MSG, thyroid, T3, T4, morphometry


Monosodium glutamate (MSG), administered to newborn rats produces extensive lesions in neurons of the arcuate nuclei of the hypothalamus. The cells represent the site of neurohormone production, including the production of both growth-hormone releasing hormone (GHRH) and somatostatin.

Studies were performed on male Wistar strain rats, subcutaneously injected with MSG, at 4 mglg body weight, on days 2, 4, 6, 8 and 10 of life. When the rats reached the age of 18 months, they were additionally stimulated with a single dose of TSH (Ambinon). When the rats reached the age of 6, 12, or 18 months, their thyroids were isolated and fixed in Bouin's solution. In HE-stained preparations, planimetric and volumetric proportions occupied by the epithelia1 fraction, colloid and stroma, the number of thyroid follicles per mm2 and the thickness of epithelium were determined. Serum T3 and T4 levels were quantified by RIA. Significance of differences was tested using Student's t test.

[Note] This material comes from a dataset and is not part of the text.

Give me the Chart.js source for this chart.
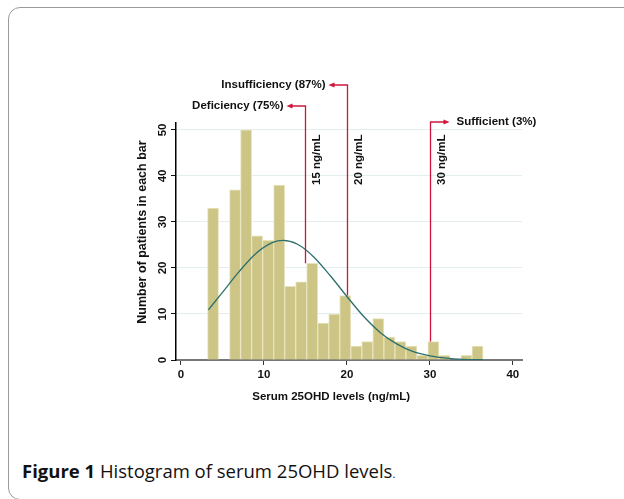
<!DOCTYPE html>
<html>
<head>
<meta charset="utf-8">
<script src="https://cdn.jsdelivr.net/npm/chart.js@4.4.1/dist/chart.umd.min.js"></script>
<style>
    html, body { margin: 0; padding: 0; background: #fff; }
    body { width: 624px; height: 499px; position: relative; overflow: hidden; }
    #frame { position: absolute; left: 8px; top: 7px; width: 700px; height: 491px; border: 1px solid #9a9a9a; border-radius: 12px; }
    #wrap { position: absolute; left: 0; top: 0; width: 624px; height: 420px; }
    #caption { position: absolute; left: 22px; top: 458px; font-family: "Open Sans", sans-serif; font-size: 18.5px; color: #111; }
    #caption b { font-weight: 700; }
    #caption small { font-size: 11px; }
</style>
</head>
<body>
<div id="frame"></div>
<div id="wrap"><canvas id="histo" width="624" height="420"></canvas></div>
<div id="caption"><b>Figure 1</b> Histogram of serum 25OHD levels<small>.</small></div>

<script>
// histogramme : bins de largeur égale à partir de binStart
const binStart = 3.2;
const binWidth = 1.328;
const counts = [33, 0, 37, 50, 27, 26, 38, 16, 17, 21, 8, 10, 14, 3, 4, 9, 5, 4, 3, 1, 4, 1, 0, 1, 3];

// courbe normale
const curveX = [3.3, 5, 7, 9, 11, 12.3, 14, 16, 18, 20, 22, 24, 26, 28, 30, 32, 34, 36.4];
const curveY = [10.9, 14.7, 19.2, 23.1, 25.5, 26, 25.2, 22.4, 18.3, 13.8, 9.5, 6.0, 3.5, 1.8, 0.9, 0.4, 0.15, 0.05];

const xTicks = [0, 10, 20, 30, 40];
const yTicks = [0, 10, 20, 30, 40, 50];

// seuils
const cutoffs = [15, 20, 30];
const cutoffTags = ['15 ng/mL', '20 ng/mL', '30 ng/mL'];
const cutoffBarTop = [21, 14, 4];
const groupLabels = ['Deficiency (75%)', 'Insufficiency (87%)', 'Sufficient (3%)'];

const xTitle = 'Serum 25OHD levels (ng/mL)';
const yTitle = 'Number of patients in each bar';

const boldFont = 'bold 11.5px "Liberation Sans", Arial, sans-serif';

const annotations = {
    id: 'annotations',
    afterDatasetsDraw(chart) {
        const {ctx, scales: {x, y}} = chart;
        const armY = [106, 85, 122];
        const dir = [-1, -1, 1];
        ctx.save();
        ctx.lineWidth = 1.3;
        ctx.font = boldFont;
        cutoffs.forEach((c, i) => {
            const px = Math.round(x.getPixelForValue(c)) + 0.5;
            const yBot = y.getPixelForValue(cutoffBarTop[i]);
            const tip = px + dir[i] * 19;
            ctx.strokeStyle = '#d0143c';
            ctx.fillStyle = '#d0143c';
            ctx.beginPath();
            ctx.moveTo(px, yBot);
            ctx.lineTo(px, armY[i]);
            ctx.lineTo(tip - dir[i] * 4, armY[i]);
            ctx.stroke();
            // pointe de flèche
            ctx.beginPath();
            ctx.moveTo(tip, armY[i]);
            ctx.lineTo(tip - dir[i] * 6, armY[i] - 2.6);
            ctx.lineTo(tip - dir[i] * 6, armY[i] + 2.6);
            ctx.closePath();
            ctx.fill();

            ctx.fillStyle = '#111';
            ctx.textBaseline = 'middle';
            ctx.textAlign = dir[i] < 0 ? 'right' : 'left';
            ctx.fillText(groupLabels[i], tip + dir[i] * (dir[i] < 0 ? 3 : 7), armY[i]);

            // étiquette verticale
            ctx.save();
            ctx.translate(px + 11, 185);
            ctx.rotate(-Math.PI / 2);
            ctx.textAlign = 'left';
            ctx.fillText(cutoffTags[i], 0, 0);
            ctx.restore();
        });
        ctx.restore();
    },
    afterDraw(chart) {
        // graduations y tournées (style Stata) + titres des axes
        const {ctx, scales: {x, y}} = chart;
        ctx.save();
        ctx.font = boldFont;
        ctx.fillStyle = '#111';
        ctx.textAlign = 'center';
        ctx.textBaseline = 'middle';
        for (const v of yTicks) {
            ctx.save();
            ctx.translate(y.left + 27, y.getPixelForValue(v));
            ctx.rotate(-Math.PI / 2);
            ctx.fillText(String(v), 0, 0);
            ctx.restore();
        }
        ctx.fillText(xTitle, x.getPixelForValue(18.1), x.bottom - 7);

        ctx.font = 'bold 12.5px "Liberation Sans", Arial, sans-serif';
        ctx.save();
        ctx.translate(y.left + 7, y.getPixelForValue(27.8));
        ctx.rotate(-Math.PI / 2);
        ctx.fillText(yTitle, 0, 0);
        ctx.restore();
        ctx.restore();
    }
};

const ctx = document.getElementById('histo');

new Chart(ctx, {
    data: {
        datasets: [
            {
                type: 'line',
                label: 'normal',
                data: curveX.map((v, i) => ({x: v, y: curveY[i]})),
                borderColor: '#2c6f6c',
                borderWidth: 1.3,
                pointRadius: 0,
                cubicInterpolationMode: 'monotone',
                order: 0,
            },
            {
                type: 'bar',
                label: 'patients',
                data: counts.map((v, i) => ({x: binStart + (i + 0.5) * binWidth, y: v})),
                backgroundColor: '#ccc586',
                borderColor: '#e8e4bd',
                borderWidth: 1,
                barPercentage: 1,
                categoryPercentage: 1,
                grouped: false,
                order: 1,
            }
        ]
    },
    options: {
        responsive: false,
        animation: false,
        layout: {
            padding: {left: 136, top: 123, right: 102, bottom: 16}
        },
        scales: {
            x: {
                type: 'linear',
                min: -0.6,
                max: 41.1,
                offset: false,
                afterBuildTicks: s => { s.ticks = xTicks.map(v => ({value: v})); },
                afterFit: s => { s.height = 44; },
                grid: {offset: false, drawOnChartArea: false, tickLength: 5, tickColor: '#333', tickWidth: 1},
                border: {color: '#777', width: 2},
                ticks: {font: {family: '"Liberation Sans", Arial', size: 11.5, weight: 'bold'}, color: '#111', padding: 3, maxRotation: 0},
            },
            y: {
                min: 0,
                max: 51.5,
                afterBuildTicks: s => { s.ticks = yTicks.map(v => ({value: v})); },
                afterFit: s => { s.width = 40; },
                grid: {color: '#e4eeee', lineWidth: 1, tickLength: 5, tickColor: '#111'},
                border: {color: '#000', width: 1.5},
                ticks: {display: false},
            }
        },
        plugins: {
            legend: {display: false},
            tooltip: {enabled: false},
        }
    },
    plugins: [annotations]
});
</script>
</body>
</html>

The weight of experimental rat thyroids showed no significant variations as compared to the controls but were greatest in the group of 12-month-old rats. The same was noted for the volumetric fractions of epithelium, colloid and stroma. The planimetric fractions occupied by epithelium, colloid and stroma in the thyroid remained unchanged and amounted to 60%, 31 % and 9%, respectively. The number of follicles per mm2 thyroid cross-section in the MSG-treated 6-, 12- or 18- month-old rats was 131.3, 116.2 and 130.4, respectively, and did not differ from control values. Thickness of follicular epithelium showed no significant variations.

Serum T3 levels in the rats examined after 6, 12 or 18 months were increased by 67%, 89% and 33%, respectively, as compared to serum T4 levels. When compared to the controls, the serum T4 level was lower only in the 12-month-old MSG-treated rats and the serum T3 level was higher in 18-month-old MSG-treated rats. The ability of the thyroid to respond to Ambinon stimulation was preserved.

The results of our investigations suggest that the rat hypothalamic centers involved in regulation of the pituitary-thyroid axis are slightly affected by neonatal administration of MSG.